In a long epilogue, a seaside fishing town makes a huge catch of fish. The fox and cat, turned into donkeys, help pull the fishing nets ashore. At the North Pole, Santa calls his flying reindeer and sleigh back home. There is a meeting of Santa, his elves, the polar bears, the three, the two boys, and the Blue Fairy; it’s not shown but presumably Santa takes the three and the two boys to the village in his sleigh. The kindly village priest takes charge of the cat-&-fox-as-donkeys and integrates them into the nativity pageant. Apparently the fox & cat-donkeys are relieved to relax as honest farm animals for awhile. At a big Christmas carnival, Pinocchio, the Blue Fairy, and Gepetto are in the audience while an animal trainer makes the Harlequin-&-Robot-as-donkeys perform. The animal trainer is cruel and Pinocchio rescues the two, earning his transformation from a puppet back into a real boy.

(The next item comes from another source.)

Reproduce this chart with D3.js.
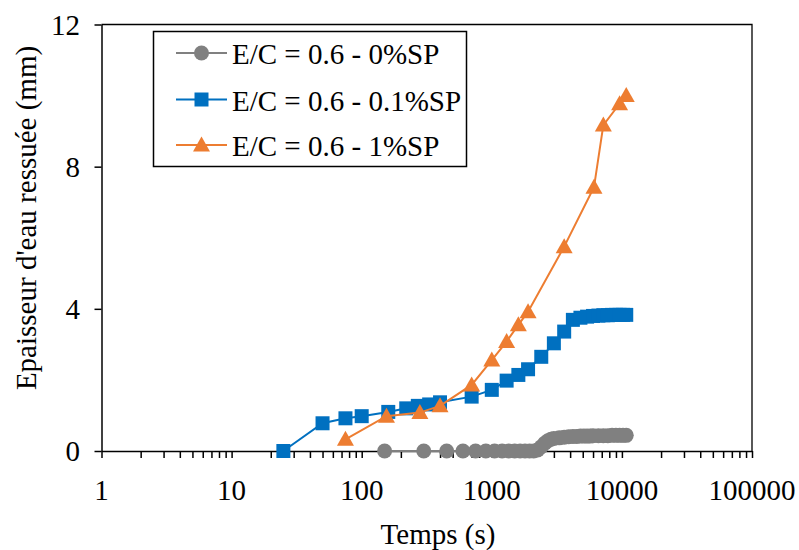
<!DOCTYPE html>
<html>
<head>
<meta charset="utf-8">
<script src="https://cdn.jsdelivr.net/npm/d3@7"></script>
<style>
  html, body { margin: 0; padding: 0; background: #fff; }
  svg { display: block; }
</style>
</head>
<body>
<svg id="chart" width="799" height="550"></svg>
<script>
// ---- data ----
const seriesNames = ["E/C = 0.6 - 0%SP", "E/C = 0.6 - 0.1%SP", "E/C = 0.6 - 1%SP"];
const seriesColors = ["#808080", "#0070C0", "#ED7D31"];

const grayTime = [150, 300, 450, 600, 750, 900, 1050, 1200, 1350, 1500, 1650, 1800, 1950, 2100, 2250, 2400, 2550, 2700, 2850, 3000, 3300, 3600, 3900, 4200, 4500, 4800, 5100, 5400, 5700, 6000, 6600, 7200, 7800, 8400, 9000, 9600, 10200, 10800];
const grayValue = [0, 0, 0, 0, 0, 0, 0, 0, 0, 0, 0, 0, 0, 0, 0.03, 0.12, 0.22, 0.29, 0.33, 0.35, 0.37, 0.39, 0.40, 0.41, 0.41, 0.42, 0.42, 0.42, 0.42, 0.43, 0.43, 0.43, 0.43, 0.44, 0.44, 0.44, 0.44, 0.44];

const blueTime = [25, 50, 75, 100, 160, 220, 270, 330, 400, 700, 1000, 1300, 1600, 1900, 2400, 3000, 3600, 4200, 4800, 5400, 6000, 6600, 7200, 7800, 8400, 9000, 9600, 10200, 10800];
const blueValue = [0, 0.78, 0.92, 0.98, 1.10, 1.20, 1.27, 1.31, 1.37, 1.53, 1.72, 1.98, 2.14, 2.30, 2.65, 3.03, 3.36, 3.69, 3.75, 3.78, 3.80, 3.81, 3.82, 3.82, 3.83, 3.83, 3.83, 3.83, 3.83];

const orangeTime = [75, 155, 280, 400, 700, 1000, 1300, 1600, 1900, 3600, 6100, 7200, 9600, 10800];
const orangeValue = [0.33, 0.98, 1.08, 1.27, 1.86, 2.56, 3.08, 3.55, 3.92, 5.75, 7.42, 9.17, 9.77, 10.0];

const xTickLabels = ["1", "10", "100", "1000", "10000", "100000"];
const yTicks = [0, 4, 8, 12];
const xTitle = "Temps (s)";
const yTitle = "Epaisseur d'eau ressuée (mm)";

// ---- pick an installed serif font ----
function pickFont(cands) {
  const c = document.createElement("canvas").getContext("2d");
  const s = "Temps (s) mmmWWWiii 0123456789";
  const w = f => { c.font = "40px " + f; return c.measureText(s).width; };
  const wm = w("monospace"), ws = w("sans-serif");
  for (const f of cands) {
    if (w(`"${f}", monospace`) !== wm || w(`"${f}", sans-serif`) !== ws) return `"${f}", serif`;
  }
  return "serif";
}
const FONT = pickFont(["Liberation Serif", "Times New Roman", "Tinos", "Nimbus Roman", "Nimbus Roman No9 L", "FreeSerif", "DejaVu Serif", "Noto Serif"]);

// ---- layout ----
const L = 101.5, R = 752, T = 24.5, B = 451;
const FS = 29;

const svg = d3.select("#chart").attr("font-family", FONT);
const x = d3.scaleLog().domain([1, 100000]).range([L, R]);
const y = d3.scaleLinear().domain([0, 12]).range([B, T]);

// frame (top & right)
svg.append("path")
  .attr("d", `M${L},${T}H${R}V${B}`)
  .attr("fill", "none").attr("stroke", "#000").attr("stroke-width", 1.3);

// x axis with minor ticks
const xTickVals = [];
for (let d = 0; d < 5; d++) for (let m = 1; m <= 9; m++) xTickVals.push(m * Math.pow(10, d));
xTickVals.push(100000);
const xAxis = d3.axisBottom(x).tickValues(xTickVals).tickSize(7).tickSizeOuter(0).tickFormat(() => "");
const gx = svg.append("g").attr("transform", `translate(0,${B})`).call(xAxis);
gx.selectAll("path, line").attr("stroke", "#000").attr("stroke-width", 1.5);

svg.append("g").selectAll("text").data(xTickLabels).join("text")
  .attr("x", d => x(+d)).attr("y", 500)
  .attr("text-anchor", "middle").attr("font-size", FS).attr("font-family", FONT).text(d => d);

// y axis
const yAxis = d3.axisLeft(y).tickValues(yTicks).tickSize(7).tickSizeOuter(0).tickFormat(() => "");
const gy = svg.append("g").attr("transform", `translate(${L},0)`).call(yAxis);
gy.selectAll("path, line").attr("stroke", "#000").attr("stroke-width", 1.5);
svg.append("g").selectAll("text").data(yTicks).join("text")
  .attr("x", 80).attr("y", d => y(d) + 10)
  .attr("text-anchor", "end").attr("font-size", FS).attr("font-family", FONT).text(d => d);

// titles
svg.append("text").attr("x", 438).attr("y", 544).attr("text-anchor", "middle")
  .attr("font-size", FS).attr("font-family", FONT).text(xTitle);
svg.append("text").attr("transform", `translate(36,218) rotate(-90)`).attr("text-anchor", "middle")
  .attr("font-size", FS).attr("font-family", FONT).text(yTitle);

// series
const series = [
  { t: grayTime, v: grayValue, shape: "circle" },
  { t: blueTime, v: blueValue, shape: "square" },
  { t: orangeTime, v: orangeValue, shape: "triangle" }
];
const triPath = "M0,-8.5L8.5,6.5L-8.5,6.5Z";
const symbolFor = {
  circle: d3.symbol().type(d3.symbolCircle).size(Math.PI * 7.5 * 7.5)(),
  square: d3.symbol().type(d3.symbolSquare).size(14 * 14)(),
  triangle: triPath
};
const line = d3.line().x(d => x(d[0])).y(d => y(d[1]));

series.forEach((s, i) => {
  const pts = s.t.map((t, k) => [t, s.v[k]]);
  const g = svg.append("g");
  g.append("path").datum(pts).attr("d", line)
    .attr("fill", "none").attr("stroke", seriesColors[i]).attr("stroke-width", 2);
  g.selectAll("path.m").data(pts).join("path").attr("class", "m")
    .attr("d", symbolFor[s.shape])
    .attr("transform", d => `translate(${x(d[0])},${y(d[1])})`)
    .attr("fill", seriesColors[i]);
});

// legend
const lg = svg.append("g");
lg.append("rect").attr("x", 153.5).attr("y", 31.5).attr("width", 313).attr("height", 135)
  .attr("fill", "#fff").attr("stroke", "#000").attr("stroke-width", 1.5);
const rowY = [53, 99.5, 145];
seriesNames.forEach((name, i) => {
  lg.append("line").attr("x1", 176).attr("x2", 227).attr("y1", rowY[i]).attr("y2", rowY[i])
    .attr("stroke", seriesColors[i]).attr("stroke-width", 2);
  lg.append("path").attr("d", symbolFor[series[i].shape])
    .attr("transform", `translate(201.5,${rowY[i]})`)
    .attr("fill", seriesColors[i]);
  lg.append("text").attr("x", 232).attr("y", rowY[i] + 11).attr("font-size", FS).attr("font-family", FONT).text(name);
});
</script>
</body>
</html>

An adaptation that is so faithful to Collodi’s novel that a separate summary isn’t needed. Lush art design by Lorenzo Mattotti, the winner of several comic-art awards.
A co-production of four animation studios; the first listed of which is 2d3D Animations in Angoulême, which has an impressive resumé including Miniscule – la Vallée des Fourmis Perdues, the winner of the 2015 César Award (the French equivalent of the Oscars) in the Best Animated Film category.
If a cinematic animated feature adaptation of Pinocchio has to be recommended, it would be hard to decide between Disney’s 1940 version and D’Alò’s 2013 version.
That is about it. There may or may not be a “dark” Pinocchio with stop-motion animation, co-directed by Guillermo del Toro and Adam Parrish King, developed with the Jim Henson Company since 2008 and with impressive concept art by Gris Grimly. In January 2013 it was announced that this production was on indefinite hold. But if anything is certain, it is that there will be future animated versions of Pinocchio, whether this is ever one or not.
To close, look fast for this ultra-brief appearance of Gepetto and Pinocchio at 6’24” in the new Disney 2015 Mickey Mouse short, Wonders of the Deep.